# Task statement
Set down each line of the data below exactly as it stands, dropping the pictures.

===== Source material =====

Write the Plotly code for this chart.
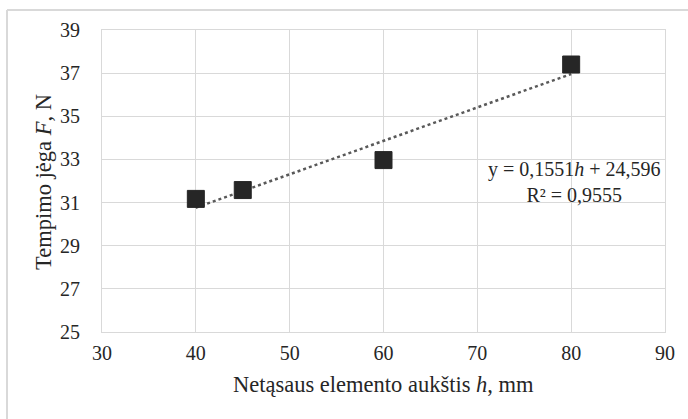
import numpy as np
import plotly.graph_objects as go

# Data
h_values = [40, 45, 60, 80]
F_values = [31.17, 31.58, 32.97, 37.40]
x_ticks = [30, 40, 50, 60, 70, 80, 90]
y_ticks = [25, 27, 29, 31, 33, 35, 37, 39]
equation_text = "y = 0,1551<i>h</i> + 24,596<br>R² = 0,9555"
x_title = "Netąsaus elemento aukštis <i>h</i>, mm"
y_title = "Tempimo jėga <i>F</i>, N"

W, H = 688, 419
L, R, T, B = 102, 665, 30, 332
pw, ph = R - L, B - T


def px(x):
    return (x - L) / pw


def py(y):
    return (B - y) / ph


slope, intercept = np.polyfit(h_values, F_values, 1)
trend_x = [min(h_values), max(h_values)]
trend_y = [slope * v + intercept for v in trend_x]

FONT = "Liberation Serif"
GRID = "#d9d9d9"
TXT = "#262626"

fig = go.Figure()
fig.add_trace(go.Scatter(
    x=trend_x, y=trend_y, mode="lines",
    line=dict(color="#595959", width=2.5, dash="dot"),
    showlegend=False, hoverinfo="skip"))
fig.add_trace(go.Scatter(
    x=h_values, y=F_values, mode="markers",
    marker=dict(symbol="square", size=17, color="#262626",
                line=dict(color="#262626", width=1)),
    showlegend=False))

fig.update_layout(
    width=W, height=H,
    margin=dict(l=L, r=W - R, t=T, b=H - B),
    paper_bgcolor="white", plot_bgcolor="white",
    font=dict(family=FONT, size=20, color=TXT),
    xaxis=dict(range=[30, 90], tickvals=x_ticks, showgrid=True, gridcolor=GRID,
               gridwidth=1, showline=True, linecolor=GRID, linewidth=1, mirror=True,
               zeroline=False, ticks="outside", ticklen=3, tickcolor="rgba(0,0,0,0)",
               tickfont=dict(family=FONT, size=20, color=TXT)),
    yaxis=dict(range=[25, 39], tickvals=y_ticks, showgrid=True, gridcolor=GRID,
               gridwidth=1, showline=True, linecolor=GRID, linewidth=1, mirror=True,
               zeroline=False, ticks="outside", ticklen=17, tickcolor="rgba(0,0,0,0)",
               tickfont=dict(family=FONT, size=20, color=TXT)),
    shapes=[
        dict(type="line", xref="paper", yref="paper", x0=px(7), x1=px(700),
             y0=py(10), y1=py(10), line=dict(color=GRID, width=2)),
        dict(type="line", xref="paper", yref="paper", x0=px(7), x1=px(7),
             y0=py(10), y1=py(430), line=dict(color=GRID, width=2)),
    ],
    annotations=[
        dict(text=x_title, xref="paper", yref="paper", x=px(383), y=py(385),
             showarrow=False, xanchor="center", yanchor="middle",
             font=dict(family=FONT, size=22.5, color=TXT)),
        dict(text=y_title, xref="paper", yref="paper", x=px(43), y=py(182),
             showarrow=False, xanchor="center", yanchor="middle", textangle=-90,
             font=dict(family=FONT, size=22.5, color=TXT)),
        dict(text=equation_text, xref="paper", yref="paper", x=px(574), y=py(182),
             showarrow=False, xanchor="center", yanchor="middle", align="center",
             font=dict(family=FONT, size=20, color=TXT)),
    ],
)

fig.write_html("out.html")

=====

# Response
Write the Plotly code for this chart.
import numpy as np
import plotly.graph_objects as go

# Data
h_values = [40, 45, 60, 80]
F_values = [31.17, 31.58, 32.97, 37.40]
x_ticks = [30, 40, 50, 60, 70, 80, 90]
y_ticks = [25, 27, 29, 31, 33, 35, 37, 39]
equation_text = "y = 0,1551<i>h</i> + 24,596<br>R² = 0,9555"
x_title = "Netąsaus elemento aukštis <i>h</i>, mm"
y_title = "Tempimo jėga <i>F</i>, N"

W, H = 688, 419
L, R, T, B = 102, 665, 30, 332
pw, ph = R - L, B - T


def px(x):
    return (x - L) / pw


def py(y):
    return (B - y) / ph


slope, intercept = np.polyfit(h_values, F_values, 1)
trend_x = [min(h_values), max(h_values)]
trend_y = [slope * v + intercept for v in trend_x]

FONT = "Liberation Serif"
GRID = "#d9d9d9"
TXT = "#262626"

fig = go.Figure()
fig.add_trace(go.Scatter(
    x=trend_x, y=trend_y, mode="lines",
    line=dict(color="#595959", width=2.5, dash="dot"),
    showlegend=False, hoverinfo="skip"))
fig.add_trace(go.Scatter(
    x=h_values, y=F_values, mode="markers",
    marker=dict(symbol="square", size=17, color="#262626",
                line=dict(color="#262626", width=1)),
    showlegend=False))

fig.update_layout(
    width=W, height=H,
    margin=dict(l=L, r=W - R, t=T, b=H - B),
    paper_bgcolor="white", plot_bgcolor="white",
    font=dict(family=FONT, size=20, color=TXT),
    xaxis=dict(range=[30, 90], tickvals=x_ticks, showgrid=True, gridcolor=GRID,
               gridwidth=1, showline=True, linecolor=GRID, linewidth=1, mirror=True,
               zeroline=False, ticks="outside", ticklen=3, tickcolor="rgba(0,0,0,0)",
               tickfont=dict(family=FONT, size=20, color=TXT)),
    yaxis=dict(range=[25, 39], tickvals=y_ticks, showgrid=True, gridcolor=GRID,
               gridwidth=1, showline=True, linecolor=GRID, linewidth=1, mirror=True,
               zeroline=False, ticks="outside", ticklen=17, tickcolor="rgba(0,0,0,0)",
               tickfont=dict(family=FONT, size=20, color=TXT)),
    shapes=[
        dict(type="line", xref="paper", yref="paper", x0=px(7), x1=px(700),
             y0=py(10), y1=py(10), line=dict(color=GRID, width=2)),
        dict(type="line", xref="paper", yref="paper", x0=px(7), x1=px(7),
             y0=py(10), y1=py(430), line=dict(color=GRID, width=2)),
    ],
    annotations=[
        dict(text=x_title, xref="paper", yref="paper", x=px(383), y=py(385),
             showarrow=False, xanchor="center", yanchor="middle",
             font=dict(family=FONT, size=22.5, color=TXT)),
        dict(text=y_title, xref="paper", yref="paper", x=px(43), y=py(182),
             showarrow=False, xanchor="center", yanchor="middle", textangle=-90,
             font=dict(family=FONT, size=22.5, color=TXT)),
        dict(text=equation_text, xref="paper", yref="paper", x=px(574), y=py(182),
             showarrow=False, xanchor="center", yanchor="middle", align="center",
             font=dict(family=FONT, size=20, color=TXT)),
    ],
)

fig.write_html("out.html")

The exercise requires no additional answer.